● **Problem description**:
Your task is to reproduce, verbatim and without pictures, the lines from the opening of the listing through the line containing "const startMonth = 2; // February".

<<<<

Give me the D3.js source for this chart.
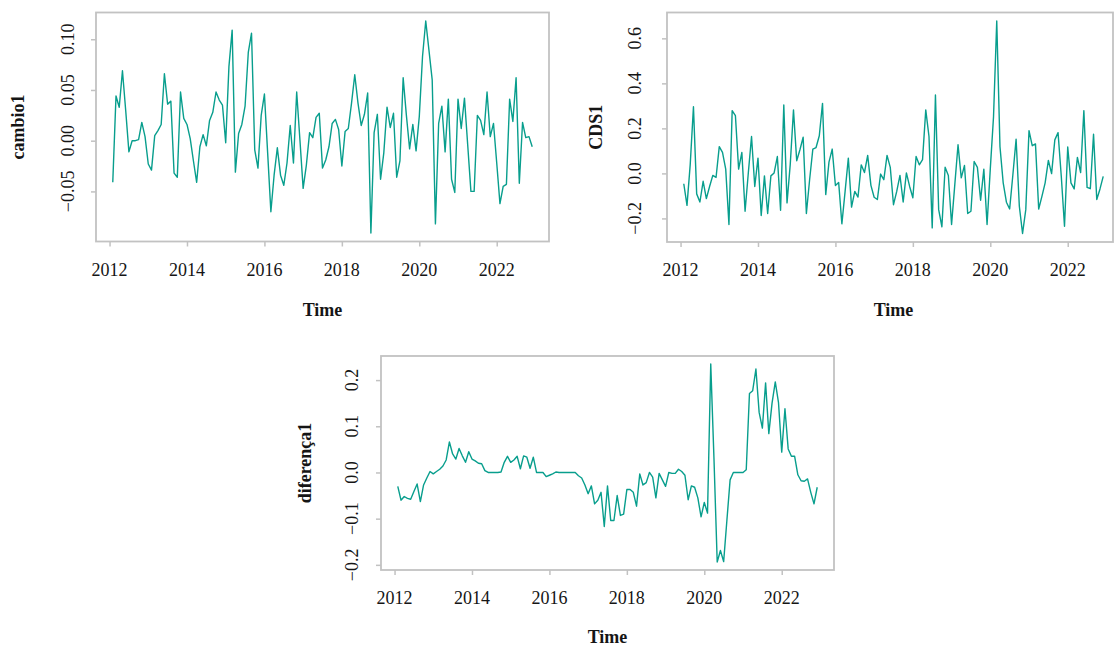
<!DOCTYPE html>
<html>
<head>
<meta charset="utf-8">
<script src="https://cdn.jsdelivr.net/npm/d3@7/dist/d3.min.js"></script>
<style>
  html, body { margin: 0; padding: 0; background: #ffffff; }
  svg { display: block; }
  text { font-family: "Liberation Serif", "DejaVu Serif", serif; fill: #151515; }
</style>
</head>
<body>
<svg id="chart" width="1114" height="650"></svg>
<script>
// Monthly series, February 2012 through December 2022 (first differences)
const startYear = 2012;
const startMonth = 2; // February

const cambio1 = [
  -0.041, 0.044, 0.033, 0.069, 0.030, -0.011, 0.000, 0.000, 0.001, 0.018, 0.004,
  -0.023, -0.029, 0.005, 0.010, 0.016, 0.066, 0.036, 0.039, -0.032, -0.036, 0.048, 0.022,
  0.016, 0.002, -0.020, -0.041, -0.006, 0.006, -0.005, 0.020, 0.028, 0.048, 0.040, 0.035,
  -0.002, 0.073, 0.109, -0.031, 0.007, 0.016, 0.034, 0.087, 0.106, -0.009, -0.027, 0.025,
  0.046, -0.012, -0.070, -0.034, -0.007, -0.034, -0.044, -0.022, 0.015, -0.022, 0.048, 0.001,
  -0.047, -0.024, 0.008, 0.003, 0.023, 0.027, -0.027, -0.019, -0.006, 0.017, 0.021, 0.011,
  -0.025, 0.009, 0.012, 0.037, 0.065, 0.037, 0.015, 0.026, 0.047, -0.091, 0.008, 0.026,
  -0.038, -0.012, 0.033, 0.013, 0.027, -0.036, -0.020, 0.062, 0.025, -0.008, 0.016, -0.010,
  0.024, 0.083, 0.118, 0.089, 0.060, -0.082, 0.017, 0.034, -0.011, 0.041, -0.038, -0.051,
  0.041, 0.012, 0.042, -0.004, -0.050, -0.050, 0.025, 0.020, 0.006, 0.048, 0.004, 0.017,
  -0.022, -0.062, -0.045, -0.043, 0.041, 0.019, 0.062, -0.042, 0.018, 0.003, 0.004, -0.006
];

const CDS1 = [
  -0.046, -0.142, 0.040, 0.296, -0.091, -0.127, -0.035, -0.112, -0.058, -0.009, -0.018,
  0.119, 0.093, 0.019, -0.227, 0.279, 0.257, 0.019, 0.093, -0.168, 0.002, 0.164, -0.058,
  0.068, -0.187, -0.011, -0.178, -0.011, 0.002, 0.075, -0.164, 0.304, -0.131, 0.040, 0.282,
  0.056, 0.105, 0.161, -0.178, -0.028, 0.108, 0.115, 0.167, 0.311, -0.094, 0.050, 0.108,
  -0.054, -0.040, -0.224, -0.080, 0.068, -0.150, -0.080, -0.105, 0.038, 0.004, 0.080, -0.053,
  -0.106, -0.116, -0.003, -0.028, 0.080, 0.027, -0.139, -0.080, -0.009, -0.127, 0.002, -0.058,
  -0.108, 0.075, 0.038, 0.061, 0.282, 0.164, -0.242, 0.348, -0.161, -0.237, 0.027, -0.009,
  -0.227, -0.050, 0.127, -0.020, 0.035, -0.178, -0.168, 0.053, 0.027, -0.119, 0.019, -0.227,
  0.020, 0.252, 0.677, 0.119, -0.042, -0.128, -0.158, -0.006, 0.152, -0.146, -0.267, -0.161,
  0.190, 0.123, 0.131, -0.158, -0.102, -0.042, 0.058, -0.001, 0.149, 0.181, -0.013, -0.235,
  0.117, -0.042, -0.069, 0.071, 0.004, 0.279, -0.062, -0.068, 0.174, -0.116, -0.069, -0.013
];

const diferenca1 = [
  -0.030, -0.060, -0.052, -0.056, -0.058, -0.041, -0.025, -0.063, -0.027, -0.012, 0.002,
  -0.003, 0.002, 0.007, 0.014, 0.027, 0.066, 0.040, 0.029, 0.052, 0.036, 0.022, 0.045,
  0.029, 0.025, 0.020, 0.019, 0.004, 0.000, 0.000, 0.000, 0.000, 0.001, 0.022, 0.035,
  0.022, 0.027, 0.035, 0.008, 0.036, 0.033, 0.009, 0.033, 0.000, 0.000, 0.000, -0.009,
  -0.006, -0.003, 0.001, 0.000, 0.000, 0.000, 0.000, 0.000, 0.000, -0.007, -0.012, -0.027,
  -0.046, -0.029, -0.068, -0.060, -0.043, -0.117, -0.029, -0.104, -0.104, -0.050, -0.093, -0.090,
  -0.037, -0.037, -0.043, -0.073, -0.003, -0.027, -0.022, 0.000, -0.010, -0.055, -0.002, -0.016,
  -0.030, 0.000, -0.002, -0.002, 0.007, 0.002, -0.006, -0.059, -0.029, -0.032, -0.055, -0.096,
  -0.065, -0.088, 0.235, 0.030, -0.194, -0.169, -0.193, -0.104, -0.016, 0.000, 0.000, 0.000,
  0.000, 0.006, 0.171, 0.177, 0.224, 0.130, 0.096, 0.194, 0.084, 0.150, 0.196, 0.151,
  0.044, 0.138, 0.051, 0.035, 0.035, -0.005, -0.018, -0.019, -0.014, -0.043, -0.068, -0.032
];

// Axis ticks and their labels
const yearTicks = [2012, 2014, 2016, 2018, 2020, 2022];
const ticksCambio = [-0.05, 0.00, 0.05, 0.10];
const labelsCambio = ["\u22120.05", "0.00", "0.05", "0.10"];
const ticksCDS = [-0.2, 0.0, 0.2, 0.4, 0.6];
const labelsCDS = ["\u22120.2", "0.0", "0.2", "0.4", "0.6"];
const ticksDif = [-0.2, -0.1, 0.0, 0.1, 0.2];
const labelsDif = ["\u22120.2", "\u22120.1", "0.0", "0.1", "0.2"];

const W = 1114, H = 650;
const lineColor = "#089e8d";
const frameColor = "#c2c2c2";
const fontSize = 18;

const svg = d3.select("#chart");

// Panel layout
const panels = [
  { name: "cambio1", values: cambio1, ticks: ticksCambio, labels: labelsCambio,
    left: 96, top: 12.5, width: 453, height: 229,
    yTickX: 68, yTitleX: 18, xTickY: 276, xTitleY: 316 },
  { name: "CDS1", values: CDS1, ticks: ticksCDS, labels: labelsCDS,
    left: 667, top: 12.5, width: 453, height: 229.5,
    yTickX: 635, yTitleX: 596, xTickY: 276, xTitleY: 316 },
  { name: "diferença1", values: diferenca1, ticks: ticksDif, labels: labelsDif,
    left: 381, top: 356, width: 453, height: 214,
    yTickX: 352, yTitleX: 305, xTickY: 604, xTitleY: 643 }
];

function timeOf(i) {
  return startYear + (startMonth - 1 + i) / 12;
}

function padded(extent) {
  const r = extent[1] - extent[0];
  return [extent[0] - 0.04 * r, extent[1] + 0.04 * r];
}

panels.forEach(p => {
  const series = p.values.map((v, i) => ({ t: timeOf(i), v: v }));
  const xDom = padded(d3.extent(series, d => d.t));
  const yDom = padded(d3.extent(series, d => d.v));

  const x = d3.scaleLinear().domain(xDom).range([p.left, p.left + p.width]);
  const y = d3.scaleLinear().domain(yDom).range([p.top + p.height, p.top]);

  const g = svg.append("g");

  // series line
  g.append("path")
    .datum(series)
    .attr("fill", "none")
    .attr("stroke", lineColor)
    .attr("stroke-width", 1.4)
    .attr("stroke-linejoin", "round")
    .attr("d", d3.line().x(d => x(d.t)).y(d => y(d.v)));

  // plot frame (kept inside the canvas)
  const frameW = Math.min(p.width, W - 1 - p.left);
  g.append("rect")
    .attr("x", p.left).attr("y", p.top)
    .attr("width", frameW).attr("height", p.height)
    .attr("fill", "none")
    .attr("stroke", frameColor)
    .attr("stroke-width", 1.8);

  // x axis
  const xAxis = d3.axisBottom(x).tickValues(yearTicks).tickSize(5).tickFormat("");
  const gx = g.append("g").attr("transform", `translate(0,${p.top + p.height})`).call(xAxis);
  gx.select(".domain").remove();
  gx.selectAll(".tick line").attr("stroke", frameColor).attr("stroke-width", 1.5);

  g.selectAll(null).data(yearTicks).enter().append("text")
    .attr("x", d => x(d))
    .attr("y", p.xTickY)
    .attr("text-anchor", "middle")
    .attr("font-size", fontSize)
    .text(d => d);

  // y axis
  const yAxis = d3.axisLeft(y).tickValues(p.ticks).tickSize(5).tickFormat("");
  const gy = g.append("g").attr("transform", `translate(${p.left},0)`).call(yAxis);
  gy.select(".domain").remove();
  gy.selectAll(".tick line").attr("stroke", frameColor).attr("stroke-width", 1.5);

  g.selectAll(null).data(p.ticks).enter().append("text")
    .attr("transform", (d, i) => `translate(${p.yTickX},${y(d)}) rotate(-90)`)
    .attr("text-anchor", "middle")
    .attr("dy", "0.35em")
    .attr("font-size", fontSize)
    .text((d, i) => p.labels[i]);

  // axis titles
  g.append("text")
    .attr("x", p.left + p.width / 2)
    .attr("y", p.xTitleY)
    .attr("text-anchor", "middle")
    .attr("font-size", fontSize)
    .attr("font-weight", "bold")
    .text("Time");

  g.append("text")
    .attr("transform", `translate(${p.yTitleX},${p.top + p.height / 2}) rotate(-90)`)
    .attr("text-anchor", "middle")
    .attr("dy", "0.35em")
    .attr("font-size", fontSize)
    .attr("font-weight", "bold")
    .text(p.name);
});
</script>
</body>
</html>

>>>>

● **Written reply**:
Give me the D3.js source for this chart.
<!DOCTYPE html>
<html>
<head>
<meta charset="utf-8">
<script src="https://cdn.jsdelivr.net/npm/d3@7/dist/d3.min.js"></script>
<style>
  html, body { margin: 0; padding: 0; background: #ffffff; }
  svg { display: block; }
  text { font-family: "Liberation Serif", "DejaVu Serif", serif; fill: #151515; }
</style>
</head>
<body>
<svg id="chart" width="1114" height="650"></svg>
<script>
// Monthly series, February 2012 through December 2022 (first differences)
const startYear = 2012;
const startMonth = 2; // February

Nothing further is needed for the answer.